Direction
Extract every line that contains the word "source".

(Records with drawing code)
┄┄┄┄┄┄┄┄┄┄┄┄┄┄┄┄┄┄┄┄
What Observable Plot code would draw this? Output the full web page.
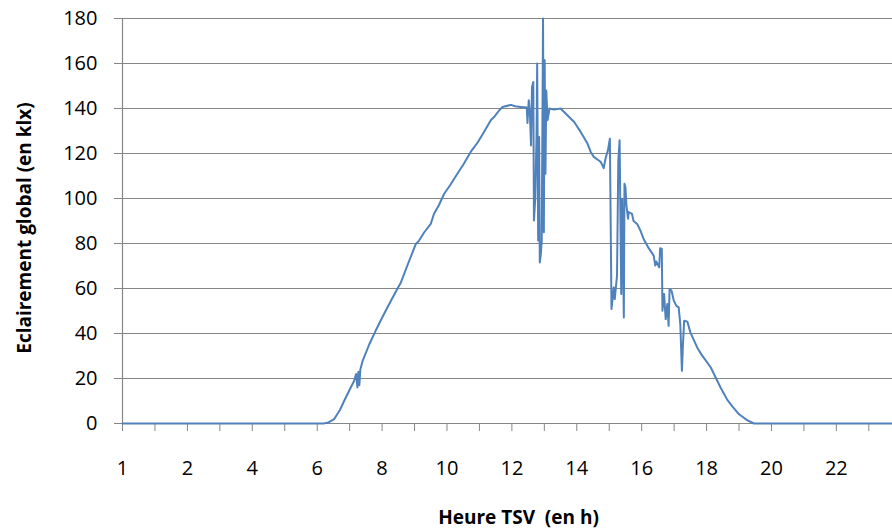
<!DOCTYPE html>
<html>
<head>
<meta charset="utf-8">
<script src="https://cdn.jsdelivr.net/npm/d3@7"></script>
<script src="https://cdn.jsdelivr.net/npm/@observablehq/plot@0.6"></script>
<style>
  html, body { margin: 0; padding: 0; background: #fff; }
  #chart { width: 892px; height: 531px; }
</style>
</head>
<body>
<div id="chart"></div>
<script>
// Time of day (true solar time, hours)
const hours = [
  0, 6.2, 6.35, 6.52, 6.7, 6.83, 7.0, 7.14, 7.2, 7.24, 7.27, 7.3, 7.33, 7.4, 7.6, 7.8,
  8.0, 8.22, 8.4, 8.58, 8.8, 9.04, 9.14, 9.3, 9.5, 9.6, 9.75, 9.91, 10.1, 10.32, 10.5,
  10.73, 10.95, 11.14, 11.35, 11.45, 11.6, 11.71, 11.97, 12.1, 12.27, 12.46, 12.48,
  12.52, 12.555, 12.59, 12.62, 12.66, 12.68, 12.72, 12.76, 12.78, 12.81, 12.84, 12.86,
  12.89, 12.92, 12.96, 12.985, 13.01, 13.035, 13.06, 13.1, 13.16, 13.3, 13.5, 13.71,
  13.92, 14.12, 14.33, 14.43, 14.53, 14.67, 14.74, 14.83, 14.89, 14.96, 15.02, 15.07,
  15.1, 15.14, 15.17, 15.24, 15.28, 15.32, 15.37, 15.4, 15.45, 15.47, 15.5, 15.53,
  15.58, 15.6, 15.7, 15.75, 15.86, 15.96, 16.06, 16.2, 16.37, 16.42, 16.45, 16.54,
  16.57, 16.62, 16.64, 16.69, 16.74, 16.79, 16.83, 16.86, 16.92, 16.99, 17.07, 17.14,
  17.19, 17.24, 17.27, 17.31, 17.41, 17.5, 17.71, 17.85, 18.13, 18.43, 18.64, 18.8,
  19.0, 19.26, 19.46, 23.73
];
// Global illuminance (klx)
const illuminance = [
  0, 0, 0.5, 1.9, 6, 10, 15, 19, 22, 16, 23, 17, 24, 27.8, 35, 41.2,
  47, 53.1, 58, 62.7, 71, 79.8, 81.3, 85, 88.7, 93.2, 97, 102, 106, 111, 115,
  120.7, 125, 129.6, 134.8, 136.2, 139, 140.7, 141.6, 141, 140.7, 140.4, 133.6,
  143.7, 138, 123.6, 149.6, 151.8, 90.2, 99.8, 128, 160, 81.3, 127.3, 71.6,
  75, 81, 180, 85, 161.5, 111, 148, 134.8, 140, 139.5, 140, 137,
  134, 129.6, 124.4, 120.7, 118.4, 117, 116.2, 113.5, 118, 121.4, 126.6, 50.9,
  55, 60.5, 55.3, 65.7, 117, 125.9, 57.6, 99.9, 47.1, 106.6, 105, 96.9,
  91, 94, 93.2, 90, 88.7, 85.8, 82, 78.3, 74.6, 70.2, 72, 69.4,
  77.9, 77.6, 50.1, 57.6, 46.4, 53.1, 43.4, 59.8, 59, 54.6, 52.3, 51.6,
  44.2, 23.4, 34.5, 45.7, 45.2, 40.5, 33.8, 30.5, 24.9, 16, 10.5, 7.5,
  4.1, 1.4, 0, 0
];

const yTicks = [0, 20, 40, 60, 80, 100, 120, 140, 160, 180];
const xTickMarks = [0, 1, 2, 3, 4, 5, 6, 7, 8, 9, 10, 11, 12, 13, 14, 15, 16, 17, 18, 19, 20, 21, 22, 23];
const xLabelPositions = [0, 2, 4, 6, 8, 10, 12, 14, 16, 18, 20, 22];
const xLabelTexts = ["1", "2", "4", "6", "8", "10", "12", "14", "16", "18", "20", "22"];
const xTitle = "Heure TSV\u00a0 (en h)";
const yTitle = "Eclairement global (en klx)";

const data = hours.map((h, i) => ({h, v: illuminance[i]}));
const gray = "#868686";

const chart = Plot.plot({
  width: 892,
  height: 531,
  marginLeft: 122,
  marginRight: 0,
  marginTop: 18,
  marginBottom: 108,
  x: {domain: [0, 23.73]},
  y: {domain: [0, 180]},
  style: {fontFamily: "'Open Sans', sans-serif", fontSize: "20px", color: "#000", background: "#fff"},
  marks: [
    Plot.ruleY(yTicks.filter(d => d > 0), {stroke: gray, strokeWidth: 1.2}),
    Plot.ruleX([0], {stroke: gray, strokeWidth: 1.2}),
    Plot.ruleY([0], {stroke: gray, strokeWidth: 1.2}),
    Plot.axisY({ticks: yTicks, tickSize: 8, tickPadding: 17, stroke: gray, fill: "#000", label: null}),
    Plot.axisX({ticks: xTickMarks, tickSize: 8, tickPadding: 0, stroke: gray, tickFormat: () => "", label: null}),
    Plot.axisX({ticks: xLabelPositions, tickSize: 0, tickPadding: 37, fill: "#000", label: null,
      tickFormat: d => xLabelTexts[xLabelPositions.indexOf(d)]}),
    Plot.line(data, {x: "h", y: "v", stroke: "#4f81bd", strokeWidth: 2, curve: "linear"}),
    Plot.text([xTitle], {frameAnchor: "bottom", dx: 11, dy: 94, textAnchor: "middle", fontWeight: "bold", fontSize: 19, lineAnchor: "middle", fill: "#000"}),
    Plot.text([yTitle], {frameAnchor: "left", dx: -98, dy: 7, rotate: -90, textAnchor: "middle", fontWeight: "bold", fontSize: 19, lineAnchor: "middle", fill: "#000"})
  ]
});

document.getElementById("chart").appendChild(chart);
</script>
</body>
</html>
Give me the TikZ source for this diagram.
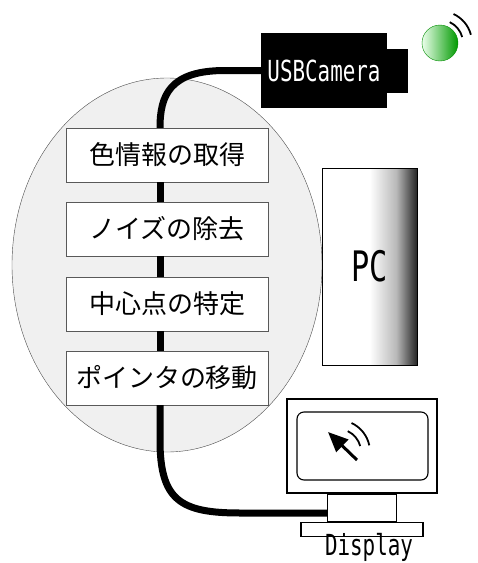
\documentclass[tikz,border=0pt]{standalone}
\usepackage{fontspec}
\newfontfamily\jpfont{Noto Sans CJK JP}
\newfontfamily\halffont[FakeStretch=0.72]{DejaVu Sans Mono}
\usetikzlibrary{calc, arrows.meta}

% sfumatura del case del PC
\pgfdeclarehorizontalshading{pcshade}{100bp}{color(0bp)=(white); color(50bp)=(white); color(64bp)=(gray!55); color(75bp)=(black!85); color(100bp)=(black!85)}

\begin{document}
\begin{tikzpicture}[x=1pt, y=-1pt,
    passo/.style={draw=gray!70!black, fill=white, minimum width=202pt, minimum height=54pt,
      inner sep=0pt, font=\jpfont\fontsize{26}{26}\selectfont},
    cavo/.style={line width=7pt},
    onda/.style={line width=1.8pt},
    etichetta/.style={font=\halffont\fontsize{29}{29}\selectfont}]
    \useasboundingbox (0,0) rectangle (478,563);

    % area di elaborazione
    \draw[gray!60!black, fill=gray!12] (167,265) ellipse (155pt and 187pt);

    % passi dell'elaborazione
    \node[passo] (b1) at (167,155) {色情報の取得};
    \node[passo] (b2) at (167,229) {ノイズの除去};
    \node[passo] (b3) at (167,304) {中心点の特定};
    \node[passo] (b4) at (167,378) {ポインタの移動};

    % camera
    \node[fill=black, text=white, etichetta, minimum width=126pt, minimum height=75pt, inner sep=0pt] (cam) at (324,70.5) {USBCamera};
    \node[fill=black, minimum width=22pt, minimum height=44pt, inner sep=0pt, anchor=west] (lente) at ($(cam.east)+(-1,0)$) {};

    % led verde e onde
    \coordinate (led) at (440,43);
    \shade[left color=green!8, right color=green!60!black, draw=green!55!black] (led) circle (18pt);
    \draw[onda] ($(led)+(15:23pt)$) arc[start angle=15, end angle=65, radius=23pt];
    \draw[onda] ($(led)+(15:32pt)$) arc[start angle=15, end angle=65, radius=32pt];

    % PC
    \node[draw, shading=pcshade, minimum width=95pt, minimum height=197pt, inner sep=0pt,
      font=\halffont\fontsize{42}{42}\selectfont] (pc) at (369.5,266.5) {PC};

    % cavo
    \coordinate (cx) at (160,0);
    \coordinate (spina) at (328,513);
    \draw[cavo] (cam.west) -- (225,70.5) .. controls (170,70.5) and (160,95) .. (b1.north -| cx);
    \foreach \a/\b in {b1/b2, b2/b3, b3/b4}
        \draw[cavo] (\a.south -| cx) -- (\b.north -| cx);
    \draw[cavo] (b4.south -| cx) -- (160,440) .. controls (160,500) and (180,513) .. (240,513) -- (spina);

    % display
    \node[draw, line width=1.1pt, minimum width=150pt, minimum height=94pt, inner sep=0pt] (monitor) at (362,446) {};
    \node[draw, line width=1.1pt, rounded corners=7pt, minimum width=131pt, minimum height=68pt, inner sep=0pt] (schermo) at (362.5,446) {};
    \node[draw, line width=1.1pt, fill=white, minimum width=69pt, minimum height=27pt, inner sep=0pt, anchor=north] (collo) at (monitor.south) {};
    \node[draw, line width=1.1pt, fill=white, minimum width=122pt, minimum height=14pt, inner sep=0pt, anchor=north] (base) at (collo.south) {};
    \node[etichetta, inner sep=0pt, anchor=base] (disp) at (369,555) {Display};

    % puntatore
    \coordinate (punta) at (328,432);
    \coordinate (coda) at (357,460);
    \draw[line width=3pt, -{Triangle[length=20pt, width=17pt]}] (coda) -- (punta);
    \coordinate (eco) at (338,452);
    \draw[onda] ($(eco)+(15:23pt)$) arc[start angle=15, end angle=65, radius=23pt];
    \draw[onda] ($(eco)+(12:32pt)$) arc[start angle=12, end angle=65, radius=32pt];
\end{tikzpicture}
\end{document}
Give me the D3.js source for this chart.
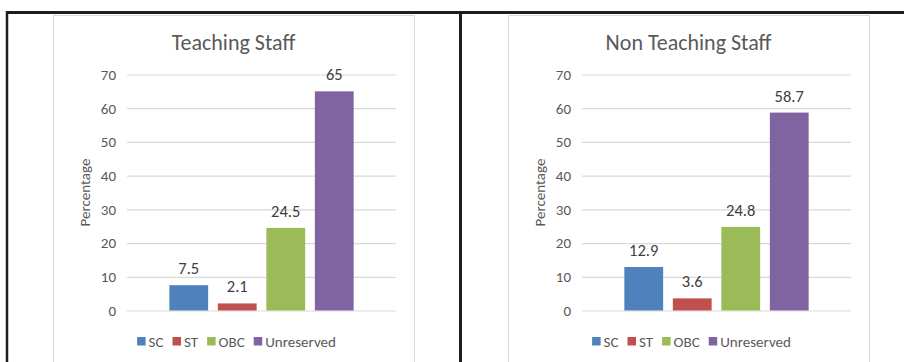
<!DOCTYPE html>
<html>
<head>
<meta charset="utf-8">
<script src="https://cdn.jsdelivr.net/npm/d3@7"></script>
<style>
  html, body { margin: 0; padding: 0; background: #fff; }
  svg { display: block; }
  text { font-family: Carlito, Calibri, Lato, "Noto Sans", sans-serif; }
</style>
</head>
<body>
<svg id="chart" width="904" height="362"></svg>
<script>
// Reservation categories and their shares (%) in each staff group
const categories = ["SC", "ST", "OBC", "Unreserved"];
const teachingValues = [7.5, 2.1, 24.5, 65];
const nonTeachingValues = [12.9, 3.6, 24.8, 58.7];
const yTicks = [0, 10, 20, 30, 40, 50, 60, 70];
const panelTitles = ["Teaching Staff", "Non Teaching Staff"];
const yAxisLabel = "Percentage";
const colors = ["#4f81bd", "#c0504d", "#9bbb59", "#8064a2"];

const svg = d3.select("#chart");
svg.append("rect").attr("width", 904).attr("height", 362).attr("fill", "#fff");

// Panel geometry (relative to panel origin)
const frame = { x: 53, y: 15, w: 361, h: 380 };
const plot = { left: 127, right: 396, top: 74.5, bottom: 310.5 };
const panelOffsets = [0, 455];

function drawPanel(offset, title, values) {
  const g = svg.append("g").attr("transform", `translate(${offset},0)`);

  g.append("rect")
    .attr("x", frame.x + 0.5).attr("y", frame.y + 0.5)
    .attr("width", frame.w).attr("height", frame.h)
    .attr("fill", "#fff").attr("stroke", "#d9d9d9").attr("stroke-width", 1);

  const y = d3.scaleLinear().domain([0, 70]).range([plot.bottom, plot.top]);
  const x = d3.scaleBand().domain(categories)
    .range([plot.left, plot.right])
    .paddingInner(0.2).paddingOuter(0.873);

  // gridlines + tick labels via axis
  const axis = d3.axisLeft(y).tickValues(yTicks)
    .tickSize(-(plot.right - plot.left)).tickPadding(11);
  const ax = g.append("g").attr("transform", `translate(${plot.left},0)`).call(axis);
  ax.select(".domain").remove();
  ax.selectAll(".tick line").attr("stroke", "#d9d9d9").attr("stroke-width", 1.2);
  ax.selectAll(".tick text")
    .attr("fill", "#595959").style("font-size", "15px");

  // axis title
  g.append("text")
    .attr("transform", `translate(${85},${(plot.top + plot.bottom) / 2}) rotate(-90)`)
    .attr("text-anchor", "middle").attr("dy", "0.35em")
    .attr("fill", "#595959").style("font-size", "15px")
    .text(yAxisLabel);

  // chart title
  g.append("text")
    .attr("x", frame.x + frame.w / 2).attr("y", 50)
    .attr("text-anchor", "middle")
    .attr("fill", "#595959").style("font-size", "22px")
    .text(title);

  // bars
  g.selectAll("rect.bar").data(values).enter().append("rect")
    .attr("class", "bar")
    .attr("x", (d, i) => x(categories[i]))
    .attr("width", x.bandwidth())
    .attr("y", d => y(d))
    .attr("height", d => y(0) - y(d))
    .attr("fill", (d, i) => colors[i]);

  // value labels
  g.selectAll("text.val").data(values).enter().append("text")
    .attr("class", "val")
    .attr("x", (d, i) => x(categories[i]) + x.bandwidth() / 2)
    .attr("y", d => y(d) - 11)
    .attr("text-anchor", "middle")
    .attr("fill", "#404040").style("font-size", "16.5px")
    .text(d => d);

  // legend
  const leg = g.append("g");
  let cx = 0;
  categories.forEach((c, i) => {
    const item = leg.append("g").attr("transform", `translate(${cx},0)`);
    item.append("rect").attr("x", 0).attr("y", -4.5).attr("width", 8.5).attr("height", 8.5)
      .attr("fill", colors[i]);
    const t = item.append("text").attr("x", 11.5).attr("y", 0).attr("dy", "0.35em")
      .attr("fill", "#595959").style("font-size", "15px").text(c);
    cx += 11.5 + t.node().getComputedTextLength() + 9;
  });
  const legW = cx - 9;
  leg.attr("transform", `translate(${236.5 - legW / 2},${341.5})`);
}

panelOffsets.forEach((off, i) => {
  drawPanel(off, panelTitles[i], i === 0 ? teachingValues : nonTeachingValues);
});

// surrounding table rules
const rules = svg.append("g").attr("stroke", "#1e1e1e");
rules.append("line").attr("x1", 6).attr("x2", 904).attr("y1", 12.5).attr("y2", 12.5).attr("stroke-width", 3);
rules.append("line").attr("x1", 7).attr("x2", 7).attr("y1", 11).attr("y2", 362).attr("stroke-width", 2.5);
rules.append("line").attr("x1", 460.5).attr("x2", 460.5).attr("y1", 11).attr("y2", 362).attr("stroke-width", 3);
</script>
</body>
</html>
┄┄┄┄┄┄┄┄┄┄┄┄┄┄┄┄┄┄┄┄
Written reply
Give me the TikZ source for this diagram.
Give me the D3.js source for this chart.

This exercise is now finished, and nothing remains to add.